In the evening there were stage lights, and as Goldschneider continued playing, with trams passing by 30 yards away, and thousands of people watching with open mouths, the atmosphere turned truly magical.
Evening

The next day, there were reviews and reports in pretty much every single Dutch newspaper, and later in the week in every single weekly magazine. Some reviews were critical, but most praised the event, and Goldschneider’s playing. At the end of 1984, the concert was mentioned in many year-overviews in the Dutch press. The marathon had a huge impact on Dutch cultural life, and to this day, if you meet a Dutch person who has not heard of the event, you can be sure it’s someone born after 1974 or so, or who was on holiday on August 19th, 1984.

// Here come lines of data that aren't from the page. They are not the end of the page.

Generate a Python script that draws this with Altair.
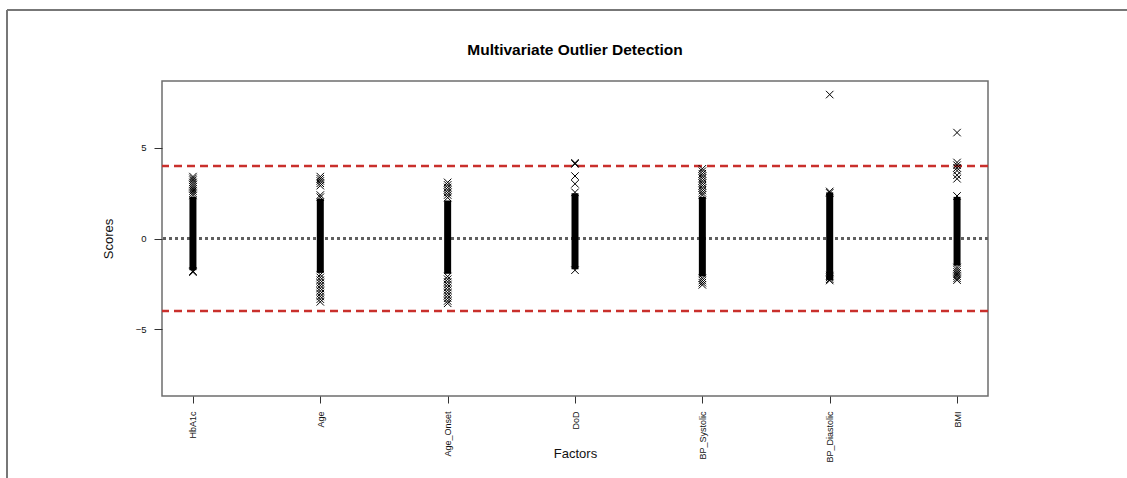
import altair as alt
import pandas as pd

# ---- data ----
factors = ["HbA1c", "Age", "Age_Onset", "DoD", "BP_Systolic", "BP_Diastolic", "BMI"]

# dense part of each column (overlapping markers form a solid bar)
core_low = [-1.75, -1.9, -1.95, -1.7, -2.1, -2.3, -1.5]
core_high = [2.3, 2.2, 2.1, 2.5, 2.3, 2.55, 2.3]

# individually visible markers
hba1c_pts = [3.42, 3.32, 3.22, 3.1, 2.98, 2.86, 2.74, 2.62, 2.5, 2.38, -1.8, -1.86]
age_pts = [3.42, 3.3, 3.18, 3.05, 2.92, 2.4, 2.28, -2.0, -2.15, -2.3, -2.45, -2.6,
           -2.75, -2.9, -3.05, -3.2, -3.35, -3.5]
age_onset_pts = [3.1, 2.96, 2.82, 2.68, 2.54, 2.4, 2.26, -2.1, -2.25, -2.4, -2.55,
                 -2.7, -2.85, -3.0, -3.15, -3.3, -3.45, -3.58]
dod_pts = [4.18, 4.12, 3.45, 3.02, 2.55, -1.75]
bp_sys_pts = [3.85, 3.72, 3.58, 3.45, 3.32, 3.18, 3.05, 2.92, 2.78, 2.65, 2.52, 2.4,
              -2.2, -2.32, -2.44, -2.56]
bp_dia_pts = [7.95, 2.6, 2.52, -2.05, -2.15, -2.25, -2.32]
bmi_pts = [5.85, 4.2, 4.05, 3.9, 3.75, 3.5, 3.3, 2.35, -1.6, -1.72, -1.84, -1.96,
           -2.08, -2.2, -2.3]

thresholds = [4, -4]
center_line = [0]
y_ticks = [-5, 0, 5]

# ---- tables ----
all_pts = [hba1c_pts, age_pts, age_onset_pts, dod_pts, bp_sys_pts, bp_dia_pts, bmi_pts]
points_df = pd.DataFrame(
    [{"Factor": f, "Score": v} for f, vals in zip(factors, all_pts) for v in vals]
)
core_df = pd.DataFrame({"Factor": factors, "low": core_low, "high": core_high})
thr_df = pd.DataFrame({"y": thresholds})
zero_df = pd.DataFrame({"y": center_line})
one_df = pd.DataFrame({"title": ["Multivariate Outlier Detection"]})

FONT = "Liberation Sans"
W, H = 826, 315

x_enc = alt.X(
    "Factor:N",
    sort=factors,
    scale=alt.Scale(type="point", padding=0.243),
    axis=alt.Axis(
        title="Factors",
        labelAngle=270,
        labelFontSize=9,
        labelPadding=8,
        tickSize=7,
        titleFontSize=13,
        titleFontWeight="normal",
        titleX=413,
        titleY=61,
        titleBaseline="alphabetic",
        titleAlign="center",
    ),
)
y_scale = alt.Scale(domain=[-8.7, 8.7], nice=False, zero=False)
y_axis = alt.Axis(
    title="Scores",
    values=y_ticks,
    labelFontSize=9.5,
    labelPadding=8,
    tickSize=8,
    titleFontSize=13,
    titleFontWeight="normal",
    titleAngle=270,
    titleX=-50,
    titleY=157.5,
    titleBaseline="alphabetic",
    titleAlign="center",
)

thr = alt.Chart(thr_df).mark_rule(
    color="#c9302c", strokeWidth=2.5, strokeDash=[8, 5]
).encode(y=alt.Y("y:Q", scale=y_scale, axis=y_axis))

zero = alt.Chart(zero_df).mark_rule(
    color="#5f5f5f", strokeWidth=3, strokeDash=[3, 3]
).encode(y=alt.Y("y:Q", scale=y_scale))

core = alt.Chart(core_df).mark_rule(
    color="black", strokeWidth=7, strokeCap="butt"
).encode(
    x=x_enc,
    y=alt.Y("low:Q", scale=y_scale, axis=y_axis),
    y2="high:Q",
)

pts = alt.Chart(points_df).mark_point(
    shape="M-1,-1L1,1M-1,1L1,-1",
    filled=False,
    stroke="black",
    strokeWidth=1.0,
    size=56,
    opacity=1,
).encode(
    x=x_enc,
    y=alt.Y("Score:Q", scale=y_scale, axis=y_axis),
)

title = alt.Chart(one_df).mark_text(
    font=FONT, fontSize=15.5, fontWeight="bold", color="black",
    align="center", baseline="alphabetic",
).encode(text="title:N", x=alt.value(413), y=alt.value(-26))

frame_top = alt.Chart(one_df).mark_rule(color="#777777", strokeWidth=2).encode(
    x=alt.value(-155), x2=alt.value(970), y=alt.value(-71)
)
frame_left = alt.Chart(one_df).mark_rule(color="#777777", strokeWidth=2).encode(
    x=alt.value(-155), y=alt.value(-71), y2=alt.value(400)
)

chart = (
    alt.layer(thr, zero, core, pts, title, frame_top, frame_left)
    .properties(
        width=W,
        height=H,
        autosize=alt.AutoSizeParams(type="none"),
        padding={"left": 162, "top": 81, "right": 139, "bottom": 82},
        background="white",
    )
    .configure_view(stroke="#6e6e6e", strokeWidth=1.5)
    .configure_axis(
        grid=False,
        domain=False,
        labelFont=FONT,
        titleFont=FONT,
        labelColor="#111111",
        titleColor="#111111",
        tickColor="#333333",
        tickWidth=1,
    )
)

chart.save("out.html", embed_options={"renderer": "svg", "actions": False})
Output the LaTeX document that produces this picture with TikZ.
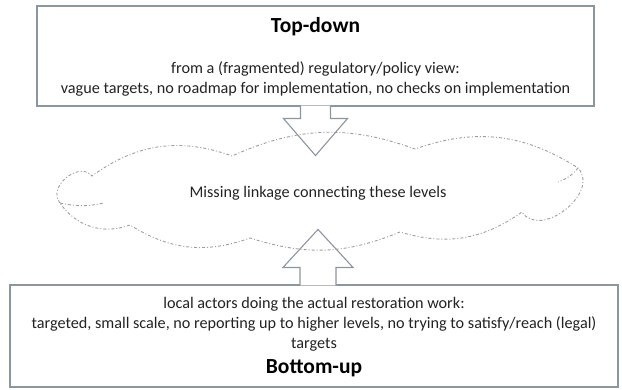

Billboard on the Leidseplein

Billboard on the Leidseplein

The concert also had an enormous impact on Goldschneider’s and my life. A year later we did the same feat again, with a Mozart marathon in a rain-drenched Vondelpark in Amsterdam. This time Goldschneider stayed in Holland, as he had fallen in love with the well-known culinary writer Berthe Meijer, and he ended up marrying her. I was best man at the wedding.

Goldschneider and I continued to work on getting his own music out to the people, and I organized several more concerts, and was involved in recording sessions at Yamaha Studios and Power Plant Studios in London. They led to a multi-million dollar contract offer from A&M Records, that was withdrawn at the latest moment for reasons that never really became clear.

Goldschneider and I after the concert

Goldschneider and I after the concert

Later, in 2001, I produced recordings of Goldschneider’s music with a full orchestra and him on piano, in Bulgaria. But by this time Goldschneider had become more known for his best-selling The Secret Language of Birthdays book, which ended up totally overshadowing his musical activities. I always thought this was a pity, as Goldschneider was a brilliant composer, and his Beethoven and Mozart marathons were genuinely boundary-breaking.

I plan to write at more length on the crazy and surreal events that surrounded my association with Goldschneider in 1984, and the years after. I’ll also publish many more press cuttings, including English translations, and many of the photos that I have. For now, below a few scans of the countless press cuttings that I have in my possession.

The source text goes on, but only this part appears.